* **Given material**
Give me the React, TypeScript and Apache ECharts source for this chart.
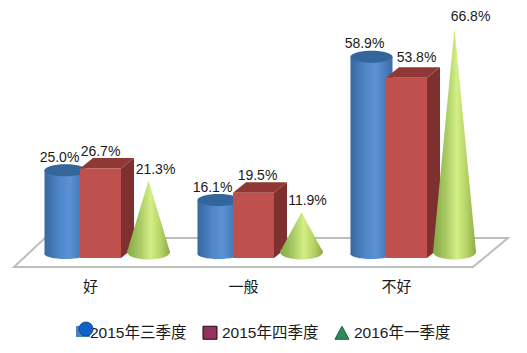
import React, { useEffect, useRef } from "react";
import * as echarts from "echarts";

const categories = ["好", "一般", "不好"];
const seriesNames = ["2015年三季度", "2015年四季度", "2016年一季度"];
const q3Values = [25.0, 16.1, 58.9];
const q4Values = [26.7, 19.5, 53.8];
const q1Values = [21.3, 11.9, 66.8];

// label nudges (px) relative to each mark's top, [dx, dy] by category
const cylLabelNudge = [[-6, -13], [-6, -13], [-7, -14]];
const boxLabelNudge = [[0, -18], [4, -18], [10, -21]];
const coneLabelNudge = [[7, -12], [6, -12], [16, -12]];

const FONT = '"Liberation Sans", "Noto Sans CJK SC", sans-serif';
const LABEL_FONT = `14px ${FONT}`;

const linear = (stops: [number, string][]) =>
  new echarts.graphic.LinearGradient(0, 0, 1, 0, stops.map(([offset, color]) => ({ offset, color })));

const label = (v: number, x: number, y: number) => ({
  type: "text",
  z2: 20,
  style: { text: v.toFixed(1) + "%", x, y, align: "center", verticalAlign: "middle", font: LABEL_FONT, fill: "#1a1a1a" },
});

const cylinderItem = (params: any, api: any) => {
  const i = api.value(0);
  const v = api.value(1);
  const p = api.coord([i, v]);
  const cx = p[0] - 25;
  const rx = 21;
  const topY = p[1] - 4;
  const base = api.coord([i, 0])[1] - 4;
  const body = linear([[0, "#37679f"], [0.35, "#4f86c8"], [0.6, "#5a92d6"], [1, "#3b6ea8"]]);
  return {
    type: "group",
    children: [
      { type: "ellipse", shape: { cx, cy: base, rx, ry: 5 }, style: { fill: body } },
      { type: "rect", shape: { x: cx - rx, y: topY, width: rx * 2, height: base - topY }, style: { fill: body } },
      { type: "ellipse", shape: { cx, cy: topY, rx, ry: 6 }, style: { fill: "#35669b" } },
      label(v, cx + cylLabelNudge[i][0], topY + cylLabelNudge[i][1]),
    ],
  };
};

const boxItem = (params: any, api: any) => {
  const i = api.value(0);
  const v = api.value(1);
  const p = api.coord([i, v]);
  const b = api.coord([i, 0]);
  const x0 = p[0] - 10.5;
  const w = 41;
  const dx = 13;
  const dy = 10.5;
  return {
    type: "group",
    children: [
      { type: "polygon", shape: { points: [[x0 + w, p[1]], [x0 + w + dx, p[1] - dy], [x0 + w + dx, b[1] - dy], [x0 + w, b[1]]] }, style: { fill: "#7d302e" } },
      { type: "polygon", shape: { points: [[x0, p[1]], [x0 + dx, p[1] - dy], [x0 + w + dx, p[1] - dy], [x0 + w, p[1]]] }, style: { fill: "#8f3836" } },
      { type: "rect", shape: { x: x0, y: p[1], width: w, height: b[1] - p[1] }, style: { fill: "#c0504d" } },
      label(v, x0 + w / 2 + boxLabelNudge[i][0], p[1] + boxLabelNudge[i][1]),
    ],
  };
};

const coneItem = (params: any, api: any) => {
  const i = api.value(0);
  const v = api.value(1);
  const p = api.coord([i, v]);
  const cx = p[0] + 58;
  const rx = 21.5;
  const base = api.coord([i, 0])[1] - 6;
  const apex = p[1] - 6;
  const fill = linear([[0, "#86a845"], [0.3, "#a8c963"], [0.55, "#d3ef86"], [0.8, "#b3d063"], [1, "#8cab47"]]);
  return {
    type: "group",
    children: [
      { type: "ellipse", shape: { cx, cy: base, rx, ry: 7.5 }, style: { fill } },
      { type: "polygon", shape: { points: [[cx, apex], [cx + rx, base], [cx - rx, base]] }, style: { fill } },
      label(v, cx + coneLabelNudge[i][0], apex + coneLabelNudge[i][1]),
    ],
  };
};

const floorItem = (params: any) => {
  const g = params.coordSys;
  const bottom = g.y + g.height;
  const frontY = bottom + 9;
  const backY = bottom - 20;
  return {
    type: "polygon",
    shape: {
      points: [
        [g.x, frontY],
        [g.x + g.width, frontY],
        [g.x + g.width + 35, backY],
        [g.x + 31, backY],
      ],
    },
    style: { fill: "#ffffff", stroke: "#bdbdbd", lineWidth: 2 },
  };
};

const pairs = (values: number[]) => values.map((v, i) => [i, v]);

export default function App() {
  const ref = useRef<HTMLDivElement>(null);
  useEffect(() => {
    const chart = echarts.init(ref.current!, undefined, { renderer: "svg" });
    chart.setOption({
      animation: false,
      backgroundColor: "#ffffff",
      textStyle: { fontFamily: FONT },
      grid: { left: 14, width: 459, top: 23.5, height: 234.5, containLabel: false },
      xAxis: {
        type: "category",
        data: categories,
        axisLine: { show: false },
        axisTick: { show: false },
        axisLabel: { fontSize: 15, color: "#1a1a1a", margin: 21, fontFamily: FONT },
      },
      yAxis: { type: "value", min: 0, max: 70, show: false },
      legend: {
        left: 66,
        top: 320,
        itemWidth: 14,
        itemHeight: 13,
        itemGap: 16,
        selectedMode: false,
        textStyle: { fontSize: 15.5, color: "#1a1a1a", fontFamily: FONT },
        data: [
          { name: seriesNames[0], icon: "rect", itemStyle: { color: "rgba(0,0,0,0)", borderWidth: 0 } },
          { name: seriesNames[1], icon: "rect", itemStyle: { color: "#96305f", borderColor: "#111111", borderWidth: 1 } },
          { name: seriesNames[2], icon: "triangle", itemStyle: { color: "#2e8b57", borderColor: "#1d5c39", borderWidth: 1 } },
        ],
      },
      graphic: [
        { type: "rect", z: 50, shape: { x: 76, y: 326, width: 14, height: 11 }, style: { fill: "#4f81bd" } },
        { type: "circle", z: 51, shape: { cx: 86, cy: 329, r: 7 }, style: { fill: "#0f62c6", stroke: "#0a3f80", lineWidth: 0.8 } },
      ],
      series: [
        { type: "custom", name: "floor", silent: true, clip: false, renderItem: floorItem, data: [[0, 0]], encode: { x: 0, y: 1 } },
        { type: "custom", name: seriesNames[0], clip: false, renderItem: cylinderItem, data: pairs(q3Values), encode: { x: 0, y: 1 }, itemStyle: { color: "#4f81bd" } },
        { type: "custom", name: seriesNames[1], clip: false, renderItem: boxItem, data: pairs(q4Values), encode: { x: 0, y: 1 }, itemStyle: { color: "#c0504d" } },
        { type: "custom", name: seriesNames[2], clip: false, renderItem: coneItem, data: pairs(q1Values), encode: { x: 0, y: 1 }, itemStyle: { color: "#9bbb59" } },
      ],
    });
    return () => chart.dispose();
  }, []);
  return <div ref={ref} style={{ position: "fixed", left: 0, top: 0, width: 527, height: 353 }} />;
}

* **Directions for this task**
Of the lines in this data, how many contain "React"? Reply with only the number.

* **Output of the exercise**
2